Some storage concepts, such as base device size, which essentially represents the container's root file system size, only apply to specific storage backend, device-mapper in this case, and they will be mentioned in the corresponding sections.

To determine what kind of storage backend is in use by a specific server instance, execute docker info. Storage backend details are provided as part of the result.

Where are images stored (docker images), and where are the running and stopped containers stored (docker ps)?

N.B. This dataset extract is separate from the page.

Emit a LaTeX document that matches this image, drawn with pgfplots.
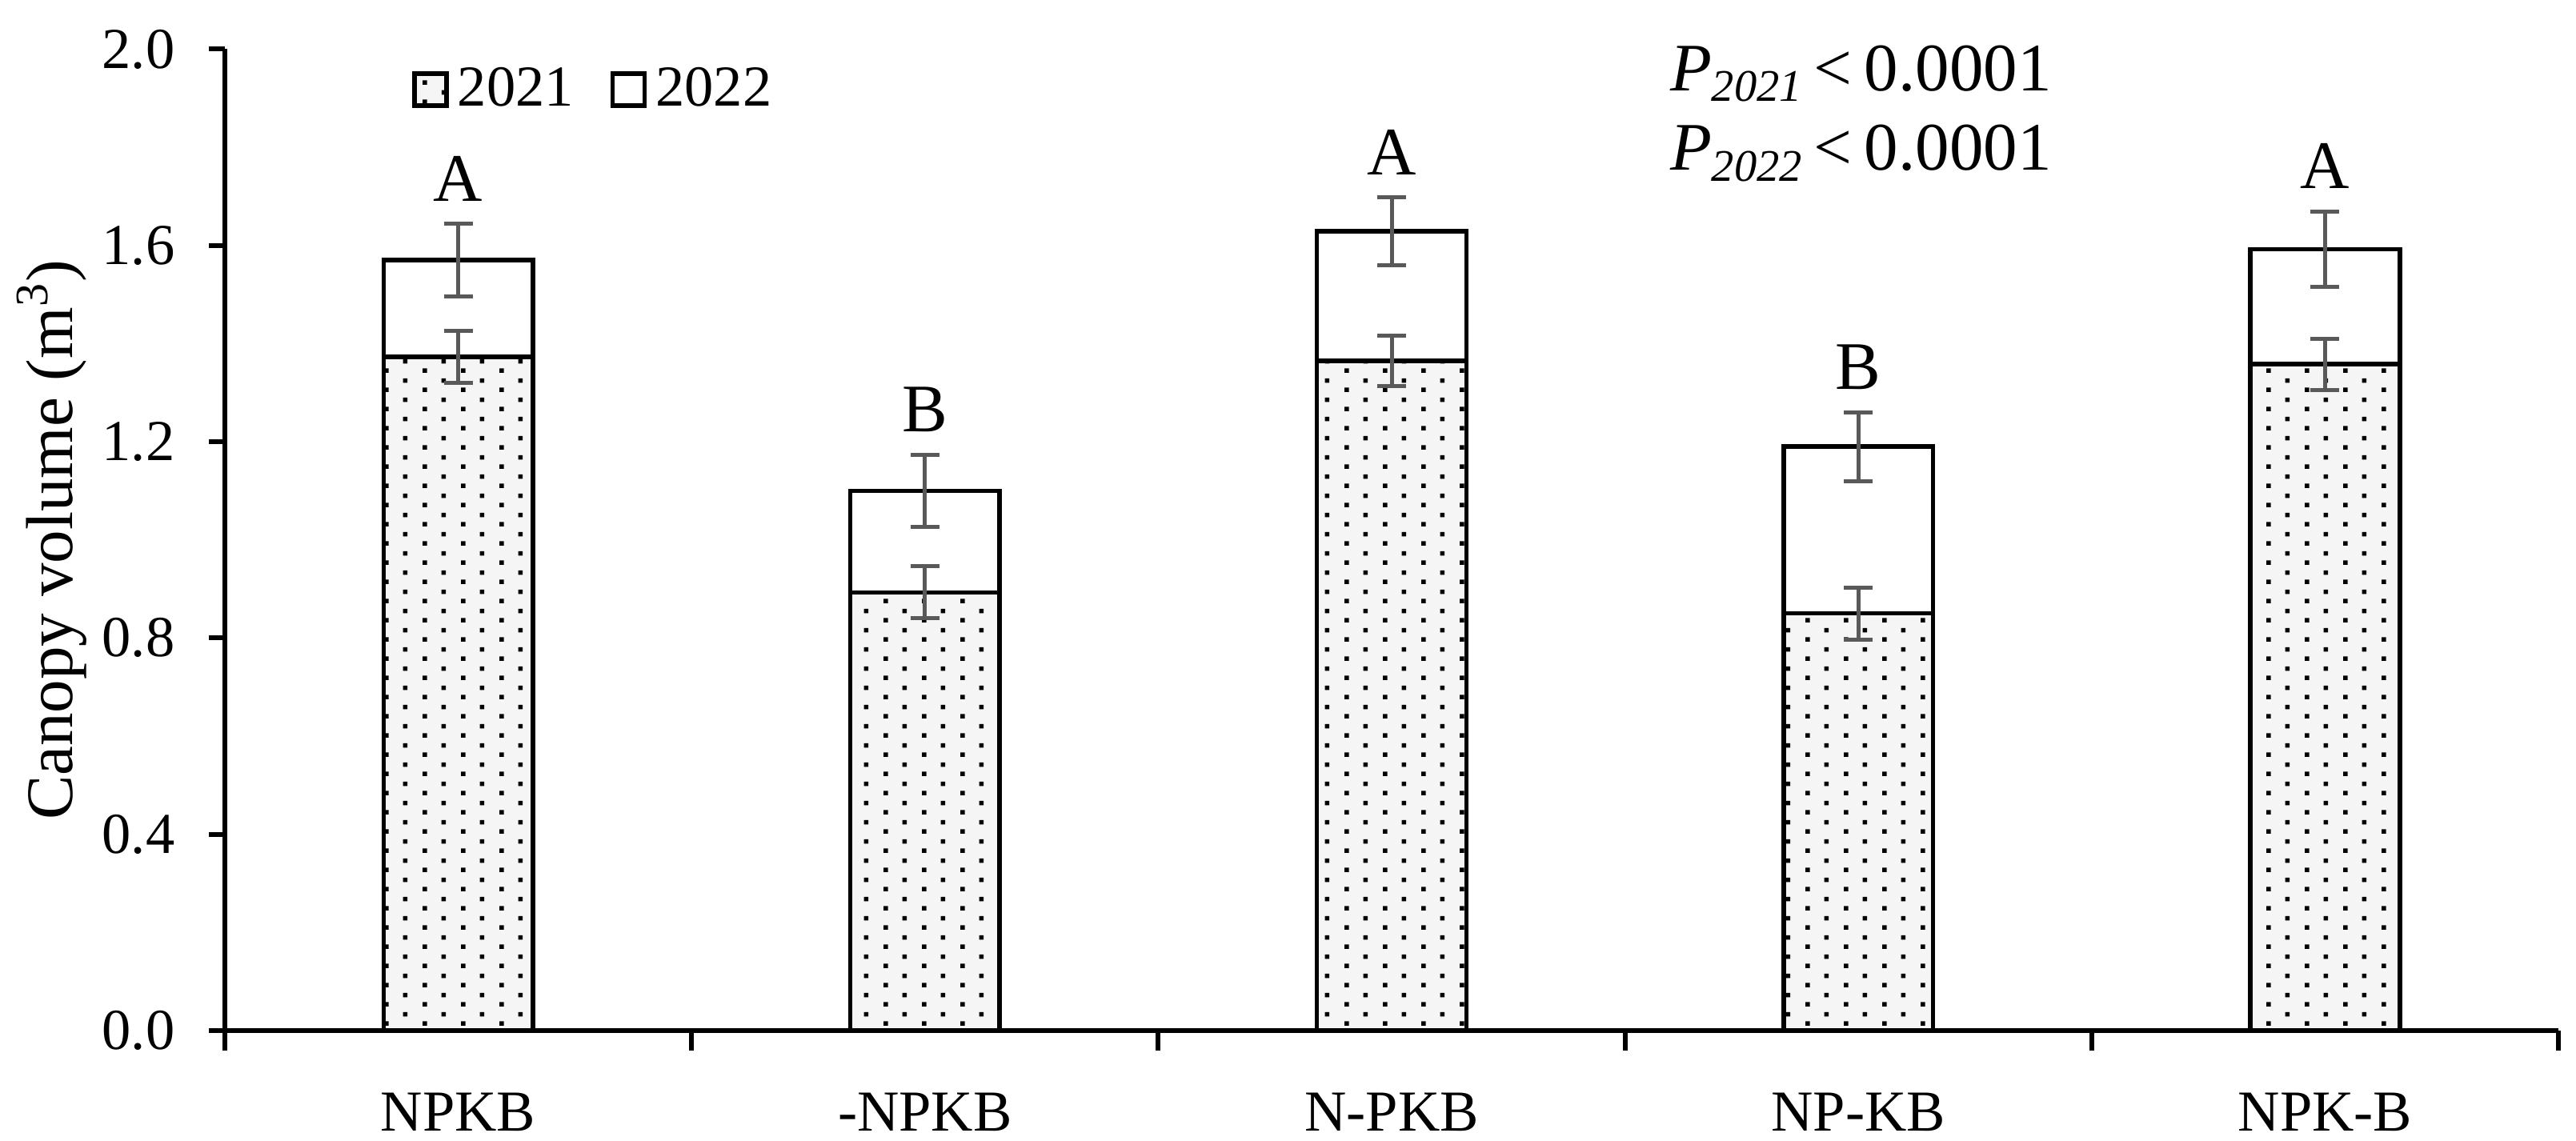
\documentclass[border=0pt]{standalone}
\usepackage{fontspec}
\setmainfont{Liberation Serif}
\usepackage{pgfplots}
\pgfplotsset{compat=1.18}
\usepackage{pgfplotstable}
\usetikzlibrary{patterns}

% sparse dot fill used for the 2021 bars
\pgfdeclarepatternformonly{sparsedots}{\pgfpointorigin}{\pgfpoint{9.6pt}{4.8pt}}{\pgfpoint{9.6pt}{4.8pt}}{%
  \pgfpathrectangle{\pgfpoint{0pt}{0pt}}{\pgfpoint{1.15pt}{1.15pt}}%
  \pgfpathrectangle{\pgfpoint{4.8pt}{2.4pt}}{\pgfpoint{1.15pt}{1.15pt}}%
  \pgfusepath{fill}}

\definecolor{errgray}{RGB}{89,89,89}
\newcommand\fs[1]{\fontsize{#1}{#1}\selectfont}

% 2021
\pgfplotstableread{
x y e
0 1.373 0.053
1 0.893 0.053
2 1.365 0.052
3 0.850 0.053
4 1.358 0.052
}\dataA
% 2022
\pgfplotstableread{
x y e
0 1.570 0.074
1 1.100 0.074
2 1.629 0.069
3 1.190 0.070
4 1.592 0.077
}\dataB

\begin{document}
\begin{tikzpicture}
\begin{axis}[
    scale only axis, width=583.2pt, height=245.3pt,
    ybar, bar width=0.32,
    xmin=-0.5, xmax=4.5, ymin=0, ymax=2,
    axis lines*=left,
    axis line style={line width=1.2pt},
    tick align=outside,
    xtick={0,1,2,3,4},
    xticklabels={NPKB,-NPKB,N-PKB,NP-KB,NPK-B},
    major x tick style={draw=none},
    minor xtick={-0.5,0.5,1.5,2.5,3.5,4.5},
    minor tick length=5pt,
    major tick length=4pt,
    tick style={black, line width=1.2pt},
    ytick={0,0.4,0.8,1.2,1.6,2.0},
    ticklabel style={font=\fs{14.5}},
    yticklabel style={xshift=-5pt, /pgf/number format/.cd, fixed, fixed zerofill, precision=1, assume math mode=true},
    xticklabel style={yshift=-8pt},
    ylabel={Canopy volume (m\textsuperscript{3})},
    every axis y label/.style={at={(axis description cs:-0.0742,0.5)}, rotate=90, anchor=center, font=\fs{16.6}},
    legend style={draw=none, fill=none, at={(axis description cs:0.08,0.959)}, anchor=west,
        legend columns=2, font=\fs{14.5}, inner sep=0pt,
        nodes={inner xsep=2.2pt},
        /tikz/every even column/.append style={column sep=7pt}},
    legend image code/.code={\draw[#1] (0pt,-4pt) rectangle (8pt,4pt);},
    clip=false,
]
\addlegendimage{fill=black!4, postaction={pattern=sparsedots}, draw=black, line width=1.1pt}
\addlegendentry{2021}
\addlegendimage{fill=white, draw=black, line width=1.1pt}
\addlegendentry{2022}

\addplot[forget plot, bar shift=0pt, fill=white, draw=black, line width=1.1pt,
    error bars/.cd, y dir=both, y explicit,
    error bar style={errgray, line width=1pt},
    error mark options={rotate=90, mark size=3.6pt, errgray, line width=1pt}]
    table[x=x, y=y, y error=e] {\dataB};
\addplot[forget plot, bar shift=0pt, fill=black!4, postaction={pattern=sparsedots}, draw=black, line width=1.1pt,
    error bars/.cd, y dir=both, y explicit,
    error bar style={errgray, line width=1pt},
    error mark options={rotate=90, mark size=3.6pt, errgray, line width=1pt}]
    table[x=x, y=y, y error=e] {\dataA};

\node[font=\fs{17}, anchor=base, yshift=5.7pt] at (axis cs:0,1.644) {A};
\node[font=\fs{17}, anchor=base, yshift=5.7pt] at (axis cs:1,1.174) {B};
\node[font=\fs{17}, anchor=base, yshift=5.7pt] at (axis cs:2,1.698) {A};
\node[font=\fs{17}, anchor=base, yshift=5.7pt] at (axis cs:3,1.260) {B};
\node[font=\fs{17}, anchor=base, yshift=5.7pt] at (axis cs:4,1.669) {A};

\node[font=\fs{17}, anchor=base west, inner sep=0pt] at (axis description cs:0.619,0.9576)
    {\textit{P}\raisebox{-2.7pt}{\fs{11.3}\textit{2021}}\hspace{3pt}<\hspace{3pt}0.0001};
\node[font=\fs{17}, anchor=base west, inner sep=0pt] at (axis description cs:0.619,0.8766)
    {\textit{P}\raisebox{-2.7pt}{\fs{11.3}\textit{2022}}\hspace{3pt}<\hspace{3pt}0.0001};
\end{axis}
\pgfresetboundingbox
\path[use as bounding box] ([xshift=-56.2pt,yshift=-27.6pt]current axis.south west)
    rectangle ([xshift=4.4pt,yshift=12.3pt]current axis.north east);
\end{tikzpicture}
\end{document}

Available storage drivers:

devicemapper Storage Driver

device-mapper

overlayfs Storage Driver

This is the default storage driver a RHEL installation will default to. Ubuntu installations also prefer it, if they have 4.x kernels.

overlayfs, overlayfs2

AUFS

AUFS

BTRFS

BTRFS

Copy-on-Write (CoW) Strategy

All storage backend drivers provides a fast CoW (copy-on-write) system for image management. Copy-on-write is a strategy of sharing and copying files for maximum efficiency. If a file or a directory exists in a lower layer of the image, and another layer - including the writable layer - needs read access to it, it just uses the existing file from its original layer. If the file needs to be modified - either at build time, when the container is being built, or at run time, when the container is instantiated - the file is copied into the layer that needs the file, and modified.

For an overlay/overlay2 or AUFS drivers, the copy-on-write operation consists of:

  • Search through the image layers for the file to update. The process starts at the newest layer and works down to the base layer, one layer at a time. When a result is found, it is added to a cache.
  • Perform a copy_up operation on the first copy of the file that is found into the writable layer.
  • Any modifications are made to this copy of the file, and the container cannot see the read-only copy of the file that exists in the lower layer.

A copy_up may incur a significant performance overhead, which depends on the storage driver in use. Large files, many layers and deep directory tree can make the impact more noticeable. However, the copy_up operation only occurs the first time a file is modified.